Question

A particle of mass 2 kg initially at rest starts moving under the force $\vec{F} = 6t^2\hat{i} - 4at\hat{j}$.
If the speed of the particle at $t = 1$ s is $\sqrt{5}$, then the value of constant a is:

• A. 1
• B. 2
• C. 3
• D. 4

Hint:

This problem is a direct application of the integral form of Newton's second law. Remember that integration introduces a constant, which must be determined from the initial conditions of the problem. Also, distinguish carefully between velocity (a vector) and speed (the magnitude of the velocity vector).

Answer 1

The Correct Option is B

Note: Based on the context, the force vector is interpreted as $\vec{F} = 6t^2\hat{i} - 4at\hat{j}$ where 'a' is the constant to be found.
Step 1: Understanding the Question:
A particle's motion is governed by a time-dependent force.
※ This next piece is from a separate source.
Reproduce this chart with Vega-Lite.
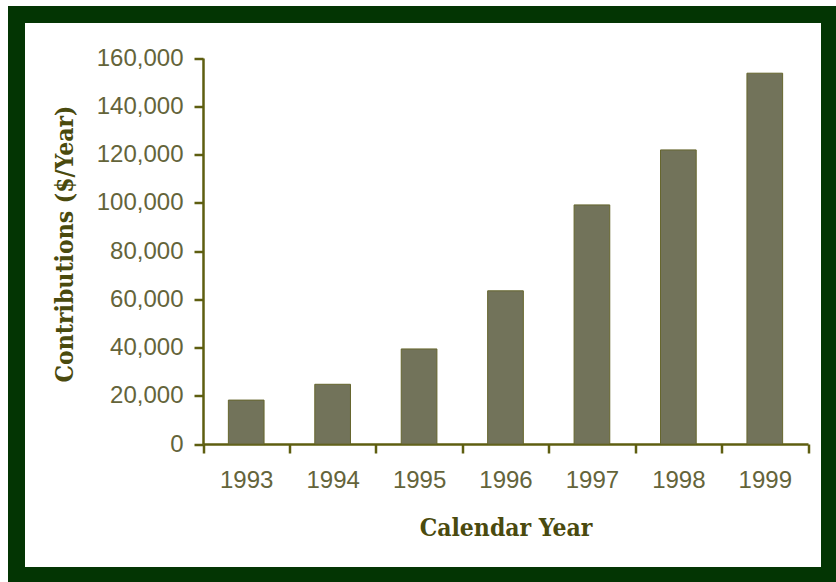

We need to find an unknown constant 'a' in the force expression, given the particle's mass, initial condition (at rest), and its speed at a specific time.
Step 2: Key Formula or Approach:
1. Use Newton's Second Law to find the acceleration: $\vec{a} = \frac{\vec{F}}{m}$.
2. Integrate the acceleration with respect to time to find the velocity: $\vec{v}(t) = \int \vec{a}(t) dt$.
3. Use the initial condition ($\vec{v}(0)=0$) to find the constant of integration.
4. Calculate the velocity vector at $t=1$ s.
5. Find the speed (magnitude of the velocity vector) and equate it to the given value to solve for 'a'.
Step 3: Detailed Explanation:
Given:
Mass, $m = 2$ kg
Force, $\vec{F}(t) = 6t^2\hat{i} - 4at\hat{j}$ N
Initial condition, $\vec{v}(0) = 0$
Speed at $t=1$ s, $|\vec{v}(1)| = \sqrt{5}$ m/s
First, find the acceleration vector:
\[ \vec{a}(t) = \frac{\vec{F}(t)}{m} = \frac{6t^2\hat{i} - 4at\hat{j}}{2} = 3t^2\hat{i} - 2at\hat{j} \text{ m/s}^2 \] Next, find the velocity vector by integrating the acceleration:
\[ \vec{v}(t) = \int \vec{a}(t) dt = \int (3t^2\hat{i} - 2at\hat{j}) dt = (\int 3t^2 dt)\hat{i} - (\int 2at dt)\hat{j} \] \[ \vec{v}(t) = t^3\hat{i} - at^2\hat{j} + \vec{C} \] Using the initial condition $\vec{v}(0) = 0$:
\[ \vec{v}(0) = (0)^3\hat{i} - a(0)^2\hat{j} + \vec{C} = 0 \implies \vec{C} = 0 \] So, the velocity vector is $\vec{v}(t) = t^3\hat{i} - at^2\hat{j}$.
Now, find the velocity at $t=1$ s:
\[ \vec{v}(1) = (1)^3\hat{i} - a(1)^2\hat{j} = 1\hat{i} - a\hat{j} \] The speed at $t=1$ s is the magnitude of this vector:
\[ |\vec{v}(1)| = \sqrt{(1)^2 + (-a)^2} = \sqrt{1 + a^2} \] We are given that this speed is $\sqrt{5}$:
\[ \sqrt{1 + a^2} = \sqrt{5} \] Squaring both sides:
\[ 1 + a^2 = 5 \] \[ a^2 = 4 \] \[ a = 2 \quad (\text{assuming a is a positive constant}) \] Step 4: Final Answer:
The value of constant a is 2.